Nem sempre a resposta é óbvia. Às vezes, adiar é sacrificar recursos; outras vezes, adiar é proteger a viabilidade de um projeto. Às vezes, lançar no calor de um movimento cultural é o passe de ouro que você precisava. O que diferencia uma decisão racional de uma aposta estúpida é o conjunto de dados, a clareza sobre sua audiência e uma compreensão brutal das finanças do estúdio.
E se GTA 6 realmente deixar sua marca no calendário? Espere que muitos estúdios deem uma distância respeitosa à data de lançamento — especialmente nos dias próximos ao lançamento — e que os meses seguintes se encherão novamente com títulos que ficaram esperando. Isso significa que mercados e usuários vão ter janelas intensas de lançamentos, e o esforço de marketing deverá ser ainda mais cirúrgico.
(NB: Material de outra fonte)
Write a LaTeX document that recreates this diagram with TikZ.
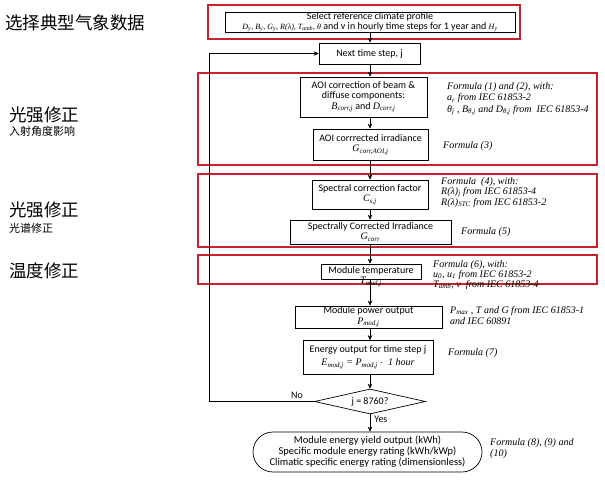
\documentclass[tikz,border=0pt]{standalone}
\usepackage{fontspec}
\setsansfont{Carlito}
\newfontfamily\tms{Liberation Serif}
\newfontfamily\cjk{Noto Sans CJK SC}
\usetikzlibrary{shapes.geometric,arrows.meta,calc}
\newcommand{\ti}[1]{{\tms\itshape #1}}
\newcommand{\tis}[1]{{\fontsize{8}{9}\selectfont\tms\itshape #1}}
\newcommand{\sbs}[1]{\textsubscript{#1}}
\definecolor{redc}{RGB}{200,32,44}
\begin{document}
\begin{tikzpicture}[x=1pt,y=-1pt,
  box/.style={draw, line width=0.7pt, fill=white, align=center, inner sep=0pt,
    font=\fontsize{10}{10.5}\selectfont\sffamily},
  redbox/.style={draw=redc, line width=1.7pt},
  arr/.style={-{Stealth[length=5pt,width=4.5pt]}, line width=0.7pt},
  note/.style={anchor=north west, align=left, inner sep=0pt,
    font=\fontsize{10}{11.5}\selectfont\tms\itshape},
  lbl/.style={inner sep=1pt, font=\fontsize{10}{10}\selectfont\sffamily},
  cn/.style={anchor=west, inner sep=0pt, font=\fontsize{17.5}{17.5}\selectfont\cjk},
  cns/.style={anchor=west, inner sep=0pt, font=\fontsize{11}{11}\selectfont\cjk}]
\useasboundingbox (0,0) rectangle (605,481);

% red frames
\draw[redbox] (208,5) rectangle (520,39);
\draw[redbox] (198,73) rectangle (597,165);
\draw[redbox] (198,174) rectangle (597,247);
\draw[redbox] (198,255) rectangle (597,284);

% spine coordinates
\coordinate (sp) at (370,0);
\coordinate (lp) at (209,0);

% boxes
\node[box, minimum width=290pt, minimum height=20pt, font=\fontsize{10}{10}\selectfont\sffamily] (sel) at (370,22)
  {Select reference climate profile\\
   \tis{D\sbs{y}, B\sbs{y}, G\sbs{y}, R(λ), T\sbs{amb}, θ} and v in hourly time steps for 1 year and \tis{H\sbs{y}}};
\node[box, minimum width=101pt, minimum height=21pt] (next) at (369.5,53.5) {Next time step, j};
\node[box, minimum width=127pt, minimum height=40pt] (aoi) at (363.5,97)
  {AOI correction of beam \&\\ diffuse components:\\ \ti{B\sbs{corr,j}} and \ti{D\sbs{corr,j}}};
\node[box, minimum width=115pt, minimum height=31pt] (aoic) at (370.5,144.5)
  {AOI corrrected irradiance\\ \ti{G\sbs{corr,AOI,j}}};
\node[box, minimum width=116pt, minimum height=29pt] (spc) at (370,194.5)
  {Spectral correction factor\\ \ti{C\sbs{s,j}}};
\node[box, minimum width=161pt, minimum height=24pt] (spi) at (370.5,232)
  {Spectrally Corrected Irradiance\\ \ti{G\sbs{corr}}};
\node[box, minimum width=100pt, minimum height=15pt] (tmp) at (371,271.5) {};
\node[align=center, inner sep=0pt, font=\fontsize{10}{10.5}\selectfont\sffamily] (tmpt) at (371,276.5)
  {Module temperature\\ \ti{T\sbs{mod,j}}};
\node[box, minimum width=147pt, minimum height=22pt] (pow) at (368.5,317)
  {Module power output\\ \ti{P\sbs{mod,j}}};
\node[box, minimum width=130pt, minimum height=34pt, font=\fontsize{10}{13}\selectfont\sffamily] (ene) at (368,357.5)
  {Energy output for time step j\\ \ti{E\sbs{mod,j} = P\sbs{mod,j} $\cdot$\ \ 1 hour}};
\node[draw, diamond, line width=0.7pt, aspect=4.4, minimum width=111pt, minimum height=25pt,
  inner sep=0pt, font=\fontsize{10}{10}\selectfont\sffamily] (dia) at (370,401.5) {j = 8760?};
\node[box, minimum width=229pt, minimum height=40pt, rounded corners=20pt,
  font=\fontsize{10.5}{11}\selectfont\sffamily] (out) at (367.5,452)
  {Module energy yield output (kWh)\\ Specific module energy rating (kWh/kWp)\\ Climatic specific energy rating (dimensionless)};

% connectors
\draw[arr] (sel.south -| sp) -- (next.north -| sp);
\draw[arr] (next.south -| sp) -- (aoi.north -| sp);
\draw[arr] (aoi.south -| sp) -- (aoic.north -| sp);
\draw[arr] (aoic.south -| sp) -- (spc.north -| sp);
\draw[arr] (spc.south -| sp) -- (spi.north -| sp);
\draw[arr] (spi.south -| sp) -- (tmp.north -| sp);
\draw[arr] (tmp.south -| sp) -- (pow.north -| sp);
\draw[arr] (pow.south -| sp) -- (ene.north -| sp);
\draw[arr] (ene.south -| sp) -- (dia.north);
\draw[arr] (dia.south) -- node[lbl, anchor=west, pos=0.3, xshift=3pt] (yes) {Yes} (out.north -| sp);
\draw[arr] (dia.west) -- (dia.west -| lp) -- (next.west -| lp) -- (next.west);
\node[lbl, anchor=south] (no) at (297,400) {No};

% notes
\node[note] (n1) at (447,82) {Formula (1) and (2), with:\\
  a\sbs{r} from IEC 61853-2\\
  θ\sbs{j} , B\sbs{θ,j} and D\sbs{θ,j} from~ IEC 61853-4};
\node[note, anchor=west] (n3) at (443,146) {Formula (3)};
\node[note, font=\fontsize{10}{10}\selectfont\tms\itshape] (n4) at (441,177) {Formula~ (4), with:\\
  R(λ)\sbs{j} from IEC 61853-4\\
  R(λ)\sbs{STC} from IEC 61853-2};
\node[note, anchor=west] (n5) at (461,232) {Formula (5)};
\node[note, font=\fontsize{10}{9}\selectfont\tms\itshape] (n6) at (433,260) {Formula (6), with:\\
  u\sbs{0}, u\sbs{1} from IEC 61853-2\\
  T\sbs{amb}, v~ from IEC 61853-4};
\node[note] (n7) at (450,306) {P\sbs{max} , T and G from IEC 61853-1\\ and IEC 60891};
\node[note, anchor=west] (n8) at (448,353) {Formula (7)};
\node[note] (n9) at (490,438) {Formula (8), (9) and\\ (10)};

% Chinese labels
\node[cn] (c1) at (5,23) {选择典型气象数据};
\node[cn] (c2) at (9,115) {光强修正};
\node[cns] (c2s) at (9,131) {入射角度影响};
\node[cn] (c3) at (9,210) {光强修正};
\node[cns] (c3s) at (9,228) {光谱修正};
\node[cn] (c4) at (9,271) {温度修正};
\end{tikzpicture}
\end{document}
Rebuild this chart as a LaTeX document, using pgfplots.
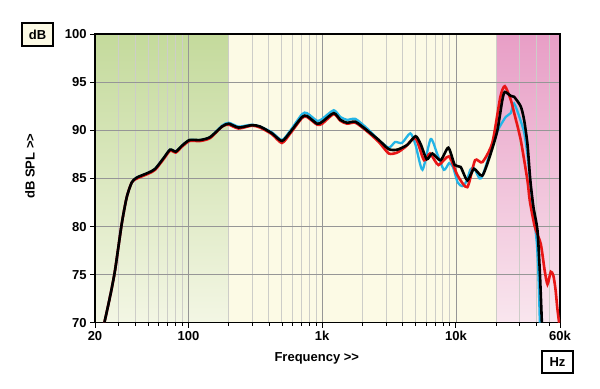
\documentclass[border=0pt]{standalone}
\usepackage{fontspec}
\setmainfont[Ligatures={Common}]{Liberation Sans}
\usepackage{pgfplots}
\pgfplotsset{compat=1.18}
\definecolor{cream}{RGB}{252,250,229}
\definecolor{greentop}{RGB}{196,218,156}
\definecolor{greenbot}{RGB}{243,246,228}
\definecolor{pinktop}{RGB}{232,158,198}
\definecolor{pinkbot}{RGB}{249,230,238}
\definecolor{cred}{RGB}{232,22,22}
\definecolor{cblue}{RGB}{35,180,230}
\definecolor{majgrid}{RGB}{150,150,150}
\definecolor{mingrid}{RGB}{205,205,200}
\begin{document}
\begin{tikzpicture}
\begin{axis}[
  set layers,
  at={(95bp,66.3bp)}, anchor=south west,
  scale only axis, width=465bp, height=288.4bp,
  xmode=log, xmin=20, xmax=60000, ymin=70, ymax=100,
  xtick={20,100,1000,10000,60000},
  xticklabels={20,100,1k,10k,60k},
  minor xtick={30,40,50,60,70,80,90,200,300,400,500,600,700,800,900,2000,3000,4000,5000,6000,7000,8000,9000,20000,30000,40000,50000},
  ytick={70,75,80,85,90,95,100},
  /pgf/number format/assume math mode=true,
  tick pos=left,
  tick align=outside,
  major tick length=5bp,
  minor tick length=3bp,
  tick style={black, line width=0.9bp},
  grid=both,
  major grid style={majgrid, line width=0.8bp},
  minor grid style={mingrid, line width=1bp},
  axis line style={black, line width=1.6bp},
  axis background/.style={fill=cream},
  tick label style={font=\fontsize{13bp}{15bp}\selectfont\bfseries},
  xlabel={Frequency >{}>},
  ylabel={dB SPL >{}>},
  label style={font=\fontsize{13bp}{15bp}\selectfont\bfseries},
  xlabel style={at={(axis description cs:0.477,-0.123)}, anchor=center},
  ylabel style={at={(axis description cs:-0.14,0.543)}, anchor=center},
  clip=true,
]
\addplot[on layer=axis background, draw=none, top color=greentop, bottom color=greenbot] coordinates {(20,70)(200,70)(200,100)(20,100)} -- cycle;
\addplot[on layer=axis background, draw=none, top color=pinktop, bottom color=pinkbot] coordinates {(20000,70)(60000,70)(60000,100)(20000,100)} -- cycle;

% blue
\addplot[cblue, line width=2.3bp, smooth, tension=0.4] coordinates {
(23.5,70)(25.9,72.7)(28.2,75.4)(31.7,80.3)(34.6,83.1)(37.7,84.6)(41.1,85.1)(50.1,85.6)(56.3,86.0)(65,87.1)(72.9,88.0)(80.4,87.8)(89.2,88.4)(101.7,89.0)(122,89.0)(145,89.3)(178,90.5)(200,90.8)(237,90.4)(298,90.6)(344,90.4)(421,89.8)(500,89.0)(578,90.0)(707,91.7)(770,91.8)(916,91.0)(1000,91.2)(1219,92.1)(1368,91.4)(1535,91.1)(1773,91.2)(2168,90.2)(2650,89.0)(3148,88.2)(3510,88.8)(3950,88.7)(4560,89.7)(4988,88.5)(5620,85.9)(6470,89.1)(7230,87.6)(8130,85.9)(8900,86.6)(9500,86.2)(10300,84.6)(11150,84.2)(12000,84.7)(12800,85.9)(13640,86.1)(15000,85.0)(15800,85.3)(17650,87.3)(20400,89.9)(23560,91.4)(25690,91.8)(27200,92.8)(30000,91.3)(32330,89.8)(34250,87.5)(36000,84.5)(38000,81.5)(40300,78.2)(41500,74.5)(42400,70)
};
% red
\addplot[cred, line width=2.6bp, smooth, tension=0.4] coordinates {
(23.5,70)(25.9,72.7)(28.2,75.4)(31.7,80.3)(34.6,83.1)(37.7,84.6)(41.1,85.0)(50.1,85.5)(56.3,85.9)(65,87.0)(72.9,87.9)(80.4,87.7)(89.2,88.3)(101.7,88.9)(122,88.9)(145,89.2)(178,90.4)(200,90.6)(237,90.2)(298,90.5)(344,90.3)(421,89.6)(500,88.7)(578,89.7)(707,91.3)(770,91.4)(916,90.6)(1000,90.7)(1219,91.7)(1368,91.0)(1535,90.7)(1773,90.8)(2168,89.9)(2650,88.8)(3148,87.6)(3640,87.7)(4200,88.3)(4988,89.2)(5770,86.9)(6400,87.6)(7400,86.4)(8860,87.3)(10300,85.3)(12170,84.1)(13900,86.9)(15760,86.7)(18700,88.7)(21500,93.5)(23200,94.6)(25690,93.2)(27500,91.6)(30520,89.0)(34250,84.8)(35650,82.7)(38850,80.0)(43080,78.2)(46000,75.5)(48360,74.0)(51180,75.3)(53500,74.9)(55500,73.5)(57300,71.5)(59070,70)
};
% black
\addplot[black, line width=2.6bp, smooth, tension=0.4] coordinates {
(23.5,70)(25.9,72.7)(28.2,75.4)(31.7,80.3)(34.6,83.1)(37.7,84.6)(41.1,85.1)(50.1,85.6)(56.3,86.0)(65,87.1)(72.9,88.0)(80.4,87.8)(89.2,88.4)(101.7,89.0)(122,89.0)(145,89.3)(178,90.4)(200,90.7)(237,90.3)(298,90.55)(344,90.4)(421,89.7)(500,88.9)(578,89.85)(707,91.4)(770,91.5)(916,90.7)(1000,90.9)(1219,91.8)(1368,91.1)(1535,90.8)(1773,90.9)(2168,90.0)(2650,89.0)(3148,88.05)(3640,88.0)(4325,88.5)(4988,89.4)(5440,88.6)(6050,87.0)(6660,87.6)(7680,86.9)(8780,88.2)(9800,86.4)(10840,86.2)(12170,84.8)(13640,86.0)(15760,85.3)(18200,87.6)(20400,90.0)(22250,93.2)(23200,94.0)(25690,93.6)(27200,93.5)(30520,92.5)(32330,91.1)(34250,88.6)(36000,84.8)(38000,82.0)(40700,79.6)(42500,75.0)(43900,70)
};
\end{axis}
\node[draw, line width=1.3bp, fill=cream, minimum width=31bp, minimum height=23bp, inner sep=0pt, font=\fontsize{13bp}{15bp}\selectfont\bfseries] at (37.5bp,354.5bp) {dB};
\node[draw, line width=1.3bp, fill=white, minimum width=31bp, minimum height=22bp, inner sep=0pt, font=\fontsize{13bp}{15bp}\selectfont\bfseries] at (557.5bp,27bp) {Hz};
\pgfresetboundingbox
\path[use as bounding box] (0,0) rectangle (600bp,389bp);
\end{tikzpicture}
\end{document}
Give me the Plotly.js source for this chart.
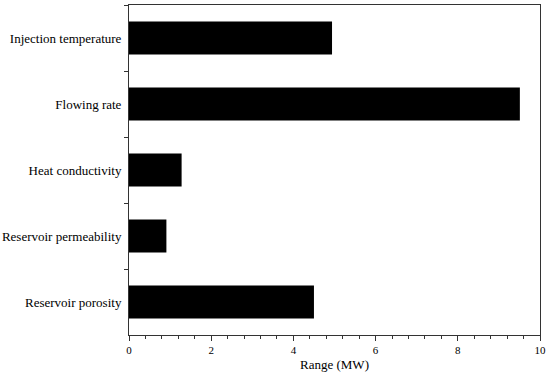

Você, leitor desenvolvedor, já pensou como essa dança de datas afeta o seu fluxo de trabalho e moral da equipe? Já teve que adiar um projeto por um motivo que parecia irracional na época, mas que depois se provou salvador? Essas são decisões que testam não só sua capacidade de planejar, mas sua capacidade de escolher quais riscos valem a pena correr.
No fim das contas, a indústria segue um jogo de equilíbrio entre arte, dados e nervos. A boa notícia é que existem métricas e especialistas que podem ajudar a orientar a decisão; a má notícia é que, no lugar, muitas vezes a última palavra acaba sendo humana — e pessoal. Seja qual for a rota, o importante é avaliar custos, indexação de público, atenção de mídia e impacto na equipe antes de tomar a decisão final. Afinal, lançar um jogo é parte técnica, parte tática e parte coragem.